I discovered this in my local library’s UK travel section. The author decided to travel all over the British Isles, and takes the reader with him, visiting every possible source of water you can swim in. From the Fowey in Cornwall to the North Sea via the ponds on Hampstead Heath to a mill pool in the River Avon. Intrigued? Then head on over to the blog Waterlogreswum where Roger’s escapades are reswum – you can also follow @WaterlogReswum on twitter.  It’s the perfect bedside reading companion, taking a dip at a time.

Swimming London by Jenny Landreth (Aurum Press)

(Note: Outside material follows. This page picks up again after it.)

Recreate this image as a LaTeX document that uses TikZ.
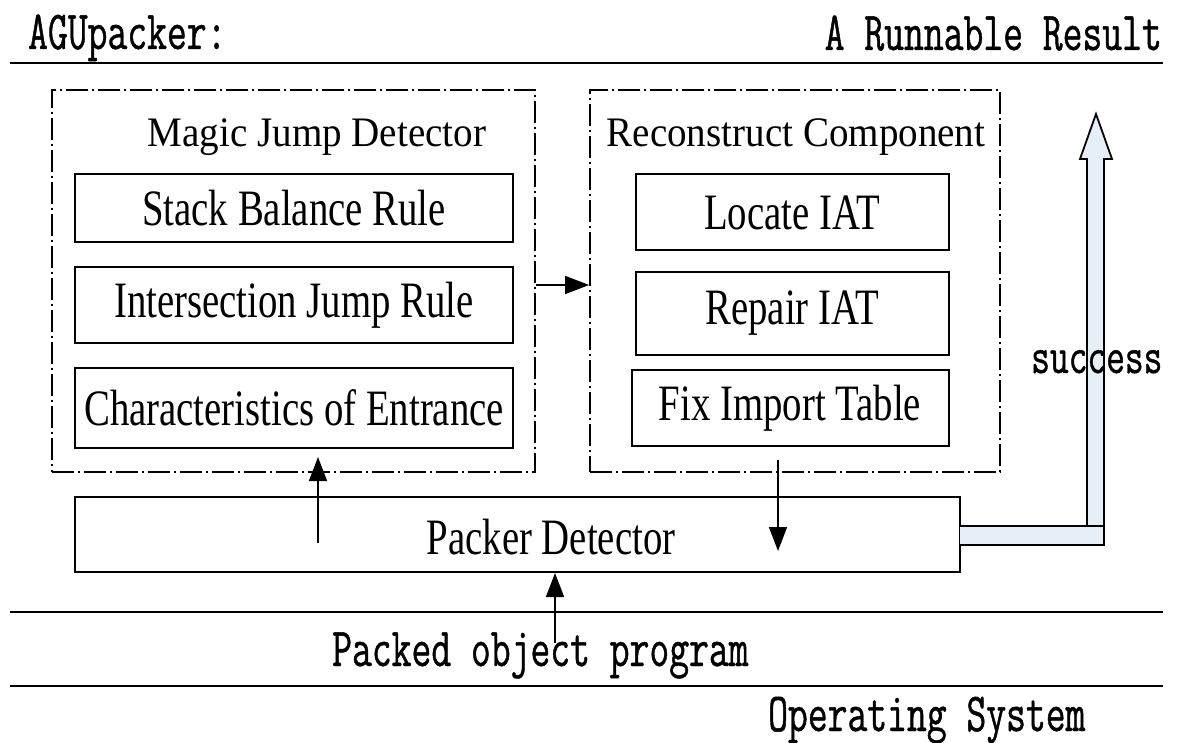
\documentclass[tikz,border=0pt]{standalone}
\usepackage{fontspec}
\usetikzlibrary{arrows.meta}
\setmonofont{Latin Modern Mono}[FakeStretch=0.70,FakeBold=0.8]
\newfontfamily\boxfont[FakeStretch=0.76]{Liberation Serif}
\newfontfamily\titlefont[FakeStretch=0.93]{Liberation Serif}
\definecolor{pipe}{RGB}{230,238,248}

\tikzset{
  rulebox/.style={draw, line width=2pt, inner sep=0pt,
    font=\boxfont\fontsize{51}{51}\selectfont},
  groupbox/.style={draw, line width=1.8pt,
    dash pattern=on 22pt off 4pt on 2pt off 4pt, inner sep=0pt},
  grouptitle/.style={font=\titlefont\fontsize{42}{42}\selectfont,
    inner sep=0pt, anchor=base},
  layertext/.style={font=\ttfamily\fontsize{55}{55}\selectfont, inner sep=0pt},
  layerline/.style={line width=2.6pt},
  flow/.style={line width=1.6pt, -{Triangle[length=24pt,width=18pt]}},
}

\begin{document}
\begin{tikzpicture}[x=1pt,y=-1pt]
\useasboundingbox (0,0) rectangle (1181,743);

% layer separators
\draw[layerline] (10,63) -- (1163,63);
\draw[layerline] (10,612) -- (1163,612);
\draw[layerline] (10,686) -- (1163,686);

% layer captions
\node[layertext, anchor=base west] (agu) at (28,49) {AGUpacker:};
\node[layertext, anchor=base east] (result) at (1162,50) {A Runnable Result};
\node[layertext, anchor=base west] (packed) at (332,666) {Packed object program};
\node[layertext, anchor=base west] (os) at (768,731) {Operating System};

% magic jump detector
\node[groupbox, minimum width=483pt, minimum height=382pt] (mjd) at (293.5,281) {};
\node[grouptitle] (mjdtitle) at (317,147) {Magic Jump Detector};
\node[rulebox, minimum width=438pt, minimum height=68pt] (sbr) at (294,208.5) {Stack Balance Rule};
\node[rulebox, minimum width=438pt, minimum height=76pt] (ijr) at (294,305) {Intersection Jump Rule};
\node[rulebox, minimum width=438pt, minimum height=80pt] (coe) at (294,408) {Characteristics of Entrance};

% reconstruct component
\node[groupbox, minimum width=410pt, minimum height=382pt] (rc) at (795,281) {};
\node[grouptitle] (rctitle) at (796,147) {Reconstruct Component};
\node[rulebox, minimum width=313pt, minimum height=76pt] (liat) at (792,212.5) {Locate IAT};
\node[rulebox, minimum width=313pt, minimum height=83pt] (riat) at (792,313.5) {Repair IAT};
\node[rulebox, minimum width=317pt, minimum height=76pt] (fit) at (790,408) {Fix Import Table};

% packer detector
\node[rulebox, minimum width=885pt, minimum height=75pt] (pd) at (517.5,534.5) {};
\node[inner sep=0pt, font=\boxfont\fontsize{51}{51}\selectfont] (pdtext) at (551,537) {Packer Detector};

% control flow
\coordinate (mid) at (0,285);
\draw[flow] (mjd.east |- mid) -- (rc.west |- mid);
\coordinate (upfrom) at (318,543);
\coordinate (upto) at (318,457);
\draw[flow] (upfrom) -- (upto);
\coordinate (downfrom) at (778,460);
\coordinate (downto) at (778,551);
\draw[flow] (downfrom) -- (downto);
\coordinate (infrom) at (555,643);
\draw[flow] (infrom) -- (infrom |- pd.south);

% success pipe
\fill[pipe] (960,526) -- (1087,526) -- (1087,159) -- (1080,159) -- (1096,114)
  -- (1112,159) -- (1104,159) -- (1104,545) -- (960,545) -- cycle;
\draw[line width=1.8pt, line join=miter] (960,526) -- (1087,526) -- (1087,159) -- (1080,159)
  -- (1096,114) -- (1112,159) -- (1104,159) -- (1104,545) -- (960,545);
\draw[line width=1.6pt] (1087,526) -- (1104,526);
\node[layertext, anchor=base west, font=\ttfamily\fontsize{52}{52}\selectfont] (succ) at (1031,373) {success};
\end{tikzpicture}
\end{document}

I mention this book in all my swimming posts as it’s a bible for swimmers in the capital, with glorious photos and descriptions of 50 pools, lidos and lakes. She dwells on the Victorian Baths in Kentish Town and Camberwell, wonders at the Aquatic Centre in Stratford and is frank about the facilities at Denham Water-ski Club; and so much the better. Whenever I put it on a shelf the 10 year old Super Swimmer gets it back out again for us to pour over a different place to swim in.

swim leanne shap

Swimming Studies by Leanne Shapton – Particular Books

I discovered this thanks to Kate Kellaway’s review in the Observer click through to see the image which caught my eye in the paper. Leanne was a world class swimmer, representing Canada, and her autobiography takes us through early starts, pool deck side fall outs with her coach, and what swimming meant to her growing up and means to her now. I love to open this at random, I’ve just rediscovered her passage about needing to ‘Make a Commitment’ which she takes from Dr Keith Bell’s Nuts and Bolts of Psychology for Swimmers. He says ‘A commitment is important. Once you have set a long term goal, you have decided to make the trip. Without a commitment, however, you are liable to question each step of the way.’ Leanne’s own goal – to work out what to do with something ‘I do well but no longer have any use for’. Reminds me how if you don’t have a goal, be it in or out of the water, and don’t commit, you’re not really going to get anywhere.

swim home

Swimming Home by Deborah Levy (Faber)

I confess to not having read this yet, it’s on my Christmas reading pile and is the book I nabbed from my sister’s shelf. Let me know what you think of it.